Having settled in London he devoted his talents to painting and poetry. As a miniature-painter he was, and is, greatly esteemed; but his poetry, which was received with applause by his contemporaries, has been unduly depreciated by later critics. Granger declares that ‘one of his heads is worth a ream of his Pindarics.’ His Pindarics deserve the derision of Rochester:—

Flatman, who Cowley imitates with pains,
And rides a jaded muse whipt with loose reins.

But his other poems are better. ‘A Thought of Death’ (which Pope imitated in ‘The Dying Christian to his Soul’) and ‘Death. A Song,’ are singularly impressive; the ‘Hymn for the Morning’ and ‘Another for the Evening’ are choice examples of devotional verse; and some of the lighter poems, notably the paraphrases of select odes of Horace, are elegant. Flatman's ‘Poems and Songs’ were first collected in 1674, 8vo, and reached a fourth edition in 1686. Prefixed are commendatory verses by Walter Pope (only in first edition), Charles Cotton, Richard Newcourt, and others. In the third and fourth editions are a portrait of the author, engraved by R. White, and a dedicatory epistle to the Duke of Ormonde, who is said to have been so pleased with the ode on the death of his son, the Earl of Ossory (published in 1680), that he sent the poet a diamond ring. The edition of 1686 is the most complete. Some of the poems were in the first instance published separately, or had appeared in other collections. ‘A Panegyrick … to Charles the Second,’ s. sh. fol. 1660, and two copies of verses prefixed to Sanderson's ‘Graphice,’ 1658, were not reprinted; but Flatman was careful to collect most of his scattered poems. Among his ‘Poems and Songs’ he included his commendatory verses before Faithorne's ‘Art of Graveing,’ 1662, ‘Poems by Mrs. Katherine Philips, the Matchless Orinda,’ 1667, Creech's translation of ‘Lucretius,’ 2nd edit. 1683, and Izaak Walton's edition of Chalkhill's ‘Thealma and Clearchus,’ 1683; also some satirical verses contributed to ‘Naps upon Parnassus,’ 1658 [see Austin, Samuel, the younger].

He died in Three-leg Alley, St. Bride's, London, 8 Dec. 1688, and was buried in the parish church. On 26 Nov. 1672 he had married a ‘fair virgin’ of some fortune, and in Hacket's epitaphs there is an epitaph upon one of his sons. Flatman is said to have possessed a small estate at Tishton, near Diss. Two miniature portraits of him, painted by himself, are preserved; one in the collection of the Duke of Buccleuch, and another in the Dyce collection at South Kensington. There are also portraits of him by Sir Peter Lely and by Faithorne.
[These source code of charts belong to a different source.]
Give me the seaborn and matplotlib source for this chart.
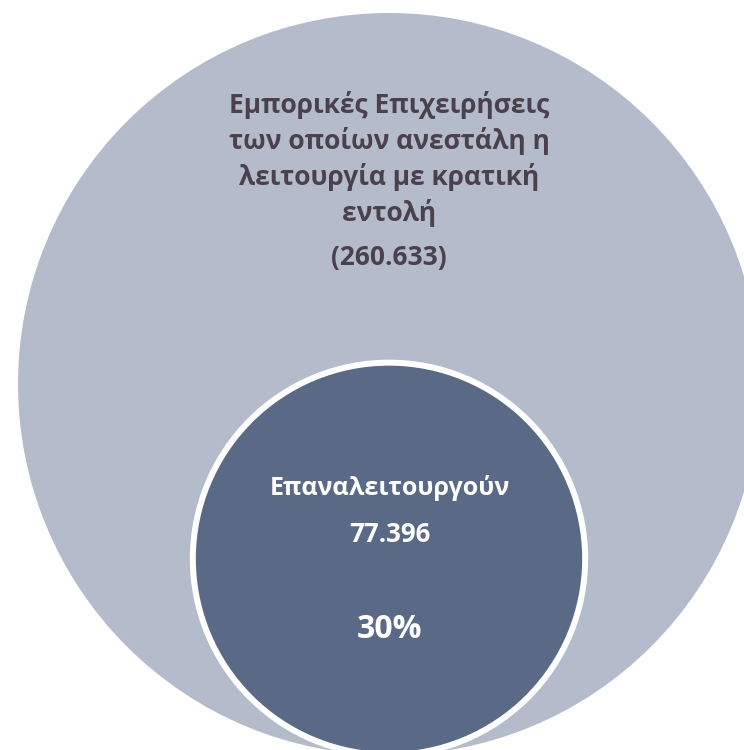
import matplotlib
matplotlib.use("Agg")
import matplotlib.pyplot as plt
import seaborn as sns
import numpy as np
from matplotlib.patches import Circle

# Data
category_lines = ["Εμπορικές Επιχειρήσεις", "των οποίων ανεστάλη η",
                  "λειτουργία με κρατική", "εντολή"]
sub_category = "Επαναλειτουργούν"
values = [260633, 77396]

def fmt(v):
    return f"{v:,}".replace(",", ".")

share = round(100 * values[1] / values[0])

# Style
sns.set_theme(style="white")
plt.rcParams['font.family'] = ['Open Sans', 'DejaVu Sans']
colors = ["#b4bccb", "#5a6a86"]
text_dark = "#4a414c"

W, H = 744, 750
CX = 389          # common centre of both bubbles
BOTTOM = 755      # bubbles sit on one baseline
R_MAX = 371
RING = 6          # white outline of the inner bubble

radii = R_MAX * np.sqrt(np.array(values) / max(values))

fig = plt.figure(figsize=(W / 100, H / 100), dpi=100)
ax = fig.add_axes([0, 0, 1, 1])
ax.set_xlim(0, W)
ax.set_ylim(H, 0)
ax.set_aspect('equal')
ax.axis('off')

# Outer bubble
ax.add_patch(Circle((CX, BOTTOM - radii[0]), radii[0], facecolor=colors[0],
                    edgecolor='none'))

# Inner bubble with white ring
r_in = radii[1] - RING
ax.add_patch(Circle((CX, BOTTOM - r_in), r_in, facecolor=colors[1],
                    edgecolor='white', linewidth=RING * 72 / 100))

# Outer bubble labels
for i, line in enumerate(category_lines):
    ax.text(CX, 113 + 36 * i, line, ha='center', va='baseline',
            fontsize=19, fontweight='bold', color=text_dark)
ax.text(CX, 265, f"({fmt(values[0])})", ha='center', va='baseline',
        fontsize=19, fontweight='bold', color=text_dark)

# Inner bubble labels
ax.text(CX + 1, 495, sub_category, ha='center', va='baseline',
        fontsize=18, fontweight='bold', color='white')
ax.text(CX + 1, 542, fmt(values[1]), ha='center', va='baseline',
        fontsize=18.5, fontweight='bold', color='white')
ax.text(CX + 1, 638, f"{share}%", ha='center', va='baseline',
        fontsize=23, fontweight='bold', color='white')

fig.savefig("out.png", dpi=100)
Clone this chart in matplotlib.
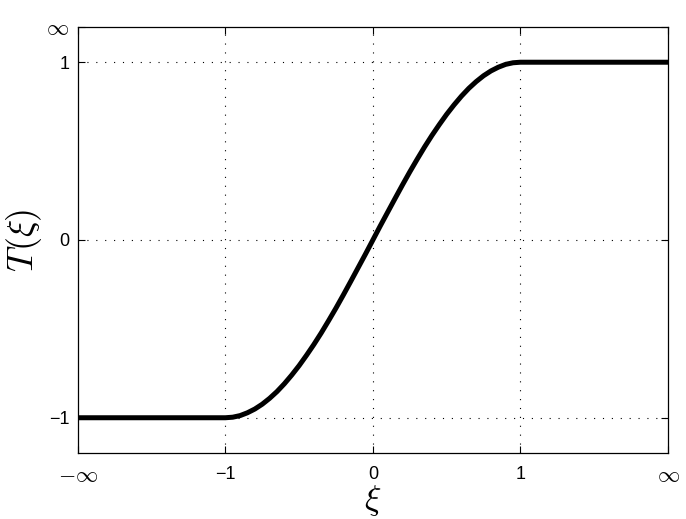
import matplotlib
matplotlib.use("Agg")
import matplotlib.pyplot as plt

# curve (flat at -1 and +1 outside [-1, 1])
xi_pos = [0.0, 0.05, 0.1, 0.15, 0.2, 0.25, 0.3, 0.35, 0.4, 0.45, 0.5,
          0.55, 0.6, 0.65, 0.7, 0.75, 0.8, 0.85, 0.9, 0.95, 1.0, 2.0]
T_pos = [0.0, 0.079, 0.156, 0.233, 0.309, 0.383, 0.454, 0.523, 0.588, 0.649, 0.707,
         0.760, 0.809, 0.853, 0.891, 0.924, 0.951, 0.972, 0.988, 0.997, 1.0, 1.0]
# curve is odd-symmetric about the origin
xi = [-x for x in xi_pos[::-1]] + xi_pos[1:]
T = [-t for t in T_pos[::-1]] + T_pos[1:]

xticks = [-2, -1, 0, 1, 2]
xticklabels = [r'${-}\infty$', '\u22121', '0', '1', r'$\infty$']
yticks = [-1, 0, 1, 1.2]
yticklabels = ['\u22121', '0', '1', r'$\infty$']

plt.rcParams['font.family'] = ['Liberation Sans', 'DejaVu Sans']
plt.rcParams['mathtext.fontset'] = 'cm'

fig = plt.figure(figsize=(6.86, 5.19), dpi=100)
ax = fig.add_axes([0.1133, 0.1266, 0.8605, 0.822])

# dotted grid
for g in [-1, 0, 1]:
    ax.axvline(g, color='k', lw=0.8, ls=(0, (1, 7)), zorder=1)
    ax.axhline(g, color='k', lw=0.8, ls=(0, (1, 7)), zorder=1)

ax.plot(xi, T, color='k', lw=3.6, solid_capstyle='butt',
        solid_joinstyle='round', zorder=3)

ax.set_xlim(-2, 2)
ax.set_ylim(-1.2, 1.2)
ax.set_xticks(xticks)
ax.set_xticklabels(xticklabels)
ax.set_yticks(yticks)
ax.set_yticklabels(yticklabels)
ax.tick_params(direction='in', length=5, width=0.8, labelsize=13,
               top=True, right=True)
ax.tick_params(axis='x', pad=9)
ax.tick_params(axis='y', pad=6)
for s in ax.spines.values():
    s.set_linewidth(0.9)

# infinity labels drawn larger, as in the original
for lab in ax.get_xticklabels() + ax.get_yticklabels():
    if 'infty' in lab.get_text():
        lab.set_fontsize(16)

ax.set_xlabel(r'$\xi$', fontsize=25, labelpad=-3)
ax.set_ylabel(r'$T(\xi)$', fontsize=26, labelpad=2)

fig.savefig('out.png', dpi=100)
Wood ascribes to him ‘Montelion's Almanac’ for 1661 and 1662; also a mock romance, ‘Don Juan Lamberto: or, a Comical History of the Late Times. By Montelion, Knight of the Oracle,’ &c., b. l., two parts, 1661, 4to (reprinted in vol. vii. of ‘Somers Tracts,’ 1812), ‘to both which parts (very witty and satyrical), tho' the disguis'd name of Montelion, Knight of the Oracle, &c., is set, yet the acquaintance and contemporaries of Th. Flatman always confidently aver'd that the said Flatman was the author of them.’ A satirical tract, ‘Heraclitus Ridens,’ 1681, has been attributed to Flatman. Wood (Fasti, ed. Bliss, ii. 37) states that in May 1672 ‘there had like to have been a poetical war’ between Flatman and Dr. Robert Wild; but ‘how it was ended I cannot tell.’

[Wood's Athenæ, ed. Bliss, iv. 244–6; Granger's Biog. Hist. 2nd ed. iv. 54–6, 117–18; Walpole's Anecdotes of Painting, 1849, pp. 460–1; Gent. Mag. March 1834; Notes and Queries, 4th ser. iv. 251; Godwin's Lives of Edward and John Phillips, p. 113, &c.; Hunter's Chorus Vatum, Addit. MS. 24490, fol. 206; Corser's Collectanea; Redgrave's Dictionary of Artists; information kindly supplied by the Warden of New College, Oxford.]